__Data__:
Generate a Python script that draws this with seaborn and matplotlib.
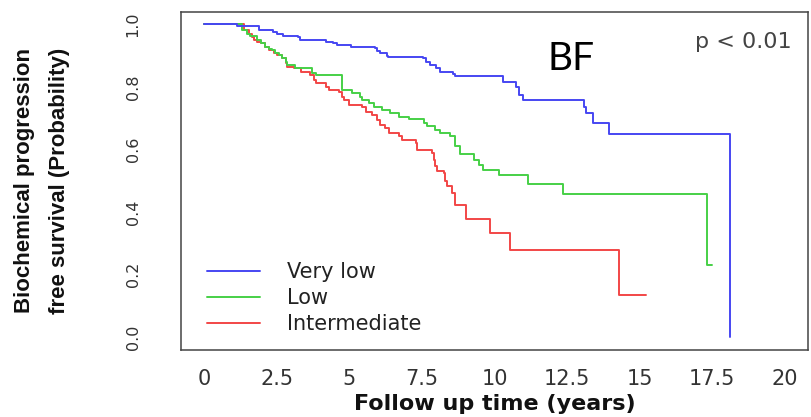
import numpy as np
import pandas as pd
import matplotlib
matplotlib.use("Agg")
import matplotlib.pyplot as plt
from matplotlib.lines import Line2D
import seaborn as sns

# ---- data ----
groups = ["Very low", "Low", "Intermediate"]

t_very_low = [0, 1.12, 1.87, 2.38, 2.50, 2.73, 3.24, 3.30, 4.16, 4.21, 4.44, 4.56, 5.07, 5.88,
              5.94, 6.05, 6.28, 6.33, 7.54, 7.65, 7.77, 8.00, 8.11, 8.57, 8.63, 10.29, 10.74,
              10.86, 10.97, 13.09, 13.15, 13.38, 13.95, 18.13]
s_very_low = [1.0, 0.994, 0.983, 0.976, 0.970, 0.962, 0.958, 0.951, 0.949, 0.944, 0.939, 0.935,
              0.928, 0.925, 0.915, 0.907, 0.899, 0.894, 0.891, 0.880, 0.870, 0.859, 0.848, 0.841,
              0.834, 0.817, 0.799, 0.774, 0.758, 0.737, 0.716, 0.684, 0.649, 0.0]

t_low = [0, 1.30, 1.47, 1.59, 1.82, 1.94, 2.11, 2.22, 2.34, 2.45, 2.57, 2.68, 2.80, 2.86, 3.14,
         3.72, 3.84, 4.75, 5.10, 5.38, 5.44, 5.67, 5.84, 6.13, 6.41, 6.70, 7.04, 7.56, 7.67,
         7.96, 8.13, 8.48, 8.65, 8.82, 9.31, 9.48, 9.60, 10.17, 11.15, 12.35, 17.33, 17.48]
s_low = [1.0, 0.980, 0.970, 0.962, 0.951, 0.940, 0.928, 0.922, 0.917, 0.907, 0.901, 0.891, 0.880,
         0.870, 0.859, 0.845, 0.838, 0.790, 0.779, 0.769, 0.758, 0.748, 0.737, 0.726, 0.716,
         0.705, 0.697, 0.684, 0.674, 0.663, 0.652, 0.642, 0.612, 0.585, 0.568, 0.552, 0.536,
         0.520, 0.490, 0.459, 0.230, 0.230]

t_intermediate = [0, 1.36, 1.53, 1.65, 1.70, 1.82, 1.94, 2.11, 2.22, 2.40, 2.51, 2.68, 2.80, 2.86,
                  3.09, 3.32, 3.66, 3.78, 3.84, 4.18, 4.30, 4.64, 4.75, 4.81, 4.98, 5.44, 5.56,
                  5.79, 5.96, 6.07, 6.24, 6.36, 6.70, 6.82, 7.28, 7.33, 7.85, 7.91, 7.96, 8.02,
                  8.25, 8.31, 8.36, 8.54, 8.65, 9.03, 9.83, 10.52, 14.30, 15.21]
s_intermediate = [1.0, 0.980, 0.970, 0.960, 0.951, 0.944, 0.939, 0.928, 0.917, 0.907, 0.901, 0.891,
                  0.875, 0.864, 0.859, 0.848, 0.838, 0.822, 0.811, 0.799, 0.790, 0.785, 0.769,
                  0.758, 0.742, 0.737, 0.721, 0.710, 0.694, 0.679, 0.668, 0.652, 0.642, 0.631,
                  0.620, 0.599, 0.589, 0.567, 0.546, 0.530, 0.525, 0.499, 0.483, 0.462, 0.424,
                  0.377, 0.334, 0.279, 0.136, 0.136]

x_ticks = [0, 2.5, 5, 7.5, 10, 12.5, 15, 17.5, 20]
x_tick_labels = ["0", "2.5", "5", "7.5", "10", "12.5", "15", "17.5", "20"]
y_ticks = [0.0, 0.2, 0.4, 0.6, 0.8, 1.0]
y_tick_labels = ["0.0", "0.2", "0.4", "0.6", "0.8", "1.0"]

colors = {"Very low": "#4646f2", "Low": "#46d046", "Intermediate": "#f24646"}

df = pd.concat([
    pd.DataFrame({"time": t_very_low, "surv": s_very_low, "group": "Very low"}),
    pd.DataFrame({"time": t_low, "surv": s_low, "group": "Low"}),
    pd.DataFrame({"time": t_intermediate, "surv": s_intermediate, "group": "Intermediate"}),
], ignore_index=True)

sns.set_style("white")
plt.rcParams["font.family"] = ["DejaVu Sans"]

fig = plt.figure(figsize=(8.11, 4.17), dpi=100)
ax = fig.add_axes([0.2232, 0.1607, 0.9963 - 0.2232, 0.972 - 0.1607])

sns.lineplot(data=df, x="time", y="surv", hue="group",
             hue_order=["Intermediate", "Low", "Very low"], palette=colors,
             drawstyle="steps-post", estimator=None, sort=False,
             linewidth=1.4, legend=False, ax=ax)

ax.set_xlim(-0.8, 20.8)
ax.set_ylim(-0.04, 1.04)
ax.set_xticks(x_ticks)
ax.set_xticklabels(x_tick_labels)
ax.set_yticks(y_ticks)
ax.set_yticklabels(y_tick_labels)

for sp in ax.spines.values():
    sp.set_visible(True)
    sp.set_color("#444444")
    sp.set_linewidth(1.1)

ax.tick_params(axis="both", direction="out", length=9, width=1.1, color="#444444",
               labelcolor="#333333", labelsize=15)
ax.tick_params(axis="x", pad=5)
ax.tick_params(axis="y", labelsize=11.5, labelrotation=90, pad=20)
for lab in ax.get_yticklabels():
    lab.set_va("center")

ax.set_xlabel("Follow up time (years)", fontsize=16, fontweight="bold", color="#111111")
ax.xaxis.set_label_coords(0.5, -0.131)
ax.xaxis.label.set_va("top")

ax.set_ylabel("Biochemical progression\nfree survival (Probability)", fontsize=16,
              fontweight="bold", family="Liberation Sans", color="#111111", linespacing=1.85)
ax.yaxis.label.set_va("center")
ax.yaxis.set_label_coords(-0.2217, 0.5)

handles = [Line2D([0], [0], color=colors[g], lw=1.4) for g in groups]
ax.legend(handles, groups, loc="center left", bbox_to_anchor=(0.041, 0.153),
          frameon=False, fontsize=15, handlelength=2.55, handletextpad=1.3,
          labelspacing=0.3, borderpad=0, borderaxespad=0,
          labelcolor="#222222")

ax.text(0.974, 0.91, "p < 0.01", transform=ax.transAxes, ha="right", va="center",
        fontsize=16, color="#444444")
ax.text(0.622, 0.86, "BF", transform=ax.transAxes, ha="center", va="center",
        fontsize=28, family="Lato", color="black")

fig.savefig("out.png", dpi=100)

__What is required__:
From the data above, copy each line where the string "matplotlib" appears.

__Result below__:
Generate a Python script that draws this with seaborn and matplotlib.
import matplotlib
matplotlib.use("Agg")
import matplotlib.pyplot as plt
from matplotlib.lines import Line2D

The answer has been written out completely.